Jones v. Jones, 649 S.W.3d 577 (Tex. App.—Houston [1st Dist.] 2022, no pet. h.).
About six months after his first wife died, the testator married his second wife. On the same day as the wedding, he executed a will leaving his estate to his second wife but if she predeceased, to his three children with his first wife. The testator initialed and dated each of the first six pages of his seven page typewritten will. The seventh page contained only locations for the testator’s signature and for the witnesses to attest; no substantive or administrative provisions. Although four witnesses attested on the page seven, the testator neglected to sign this page. The testator also did not sign the self-proving affidavit.
Twenty-two years later, the testator died. His second wife offered the will for probate and one of the testator’s children contested the will claiming it was invalid because it was not executed with the formalities required by Texas law. Testimony of two of the witnesses clearly reflected the will ceremony and the testator’s initialing of the first six pages of the will. Nonetheless, the trial court denied probate because the testator did not initial page seven’s attestation clause and did not sign the self-proving affidavit. The second wife appealed.

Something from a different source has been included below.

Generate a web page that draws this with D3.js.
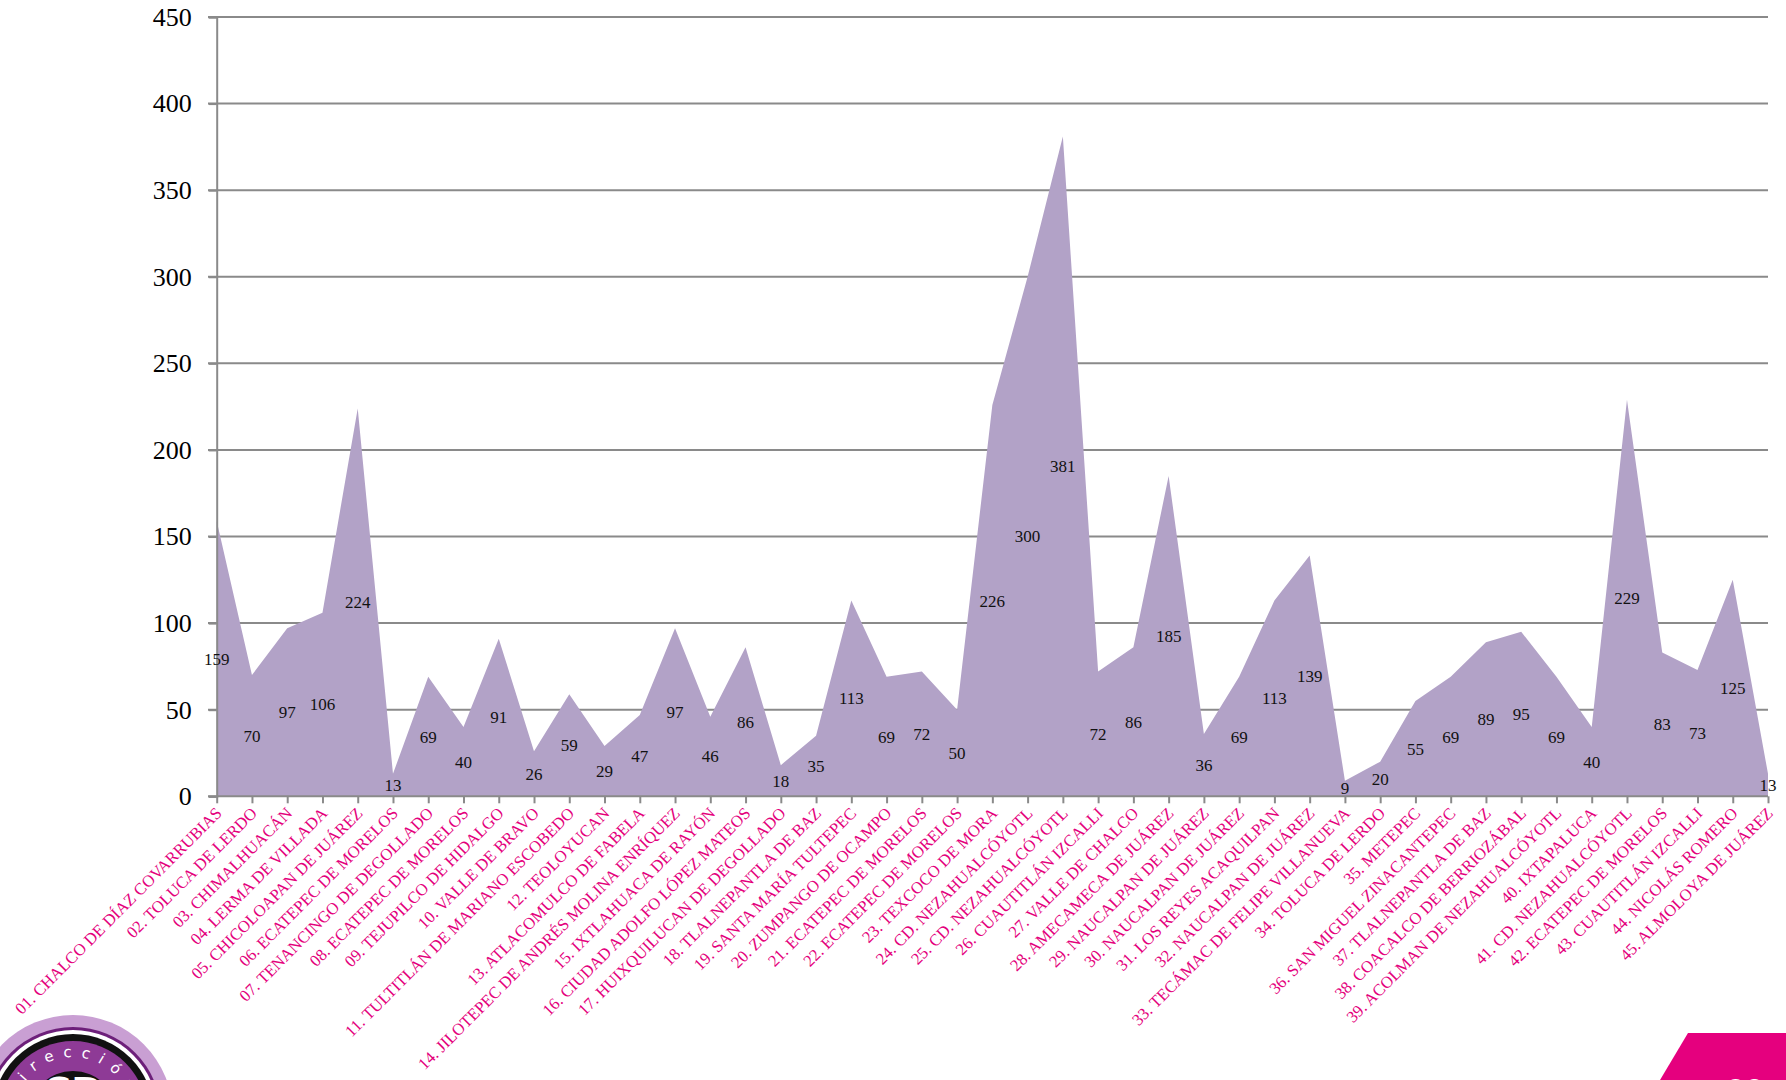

The First District Houston Court of Appeals reversed. The court explained that long-established Texas law recognizes that initials may constitute a signature and that the location of the signature is not specified by statute. Thus, the testator properly signed his will. The court rejected the child’s claim that the document was incomplete and lacked testamentary intent because the testator drafted it and knew that he did not sign the last page and the self-proving affidavit. [In my opinion, the failure to sign the last page and self-proving affidavit was because of the excitement of the wedding being the same day and the couple’s honeymoon starting the next day.]
The court also rejected the child’s claim that the will was not properly witnessed because the witnesses testified they saw the testator sign the will rather than initial the will. The court reviewed the testimony of the witnesses which showed that they signed their names in the testator’s presence. There is no requirement under Texas law that the witnesses actually see the testator sign the will. The witnesses don’t even need to know that the document they are witnessing is a will. And, initialing is a method of signing.
Moral: A will execution ceremony should be meticulously conducted to prevent claims that something went amiss with the required formalities.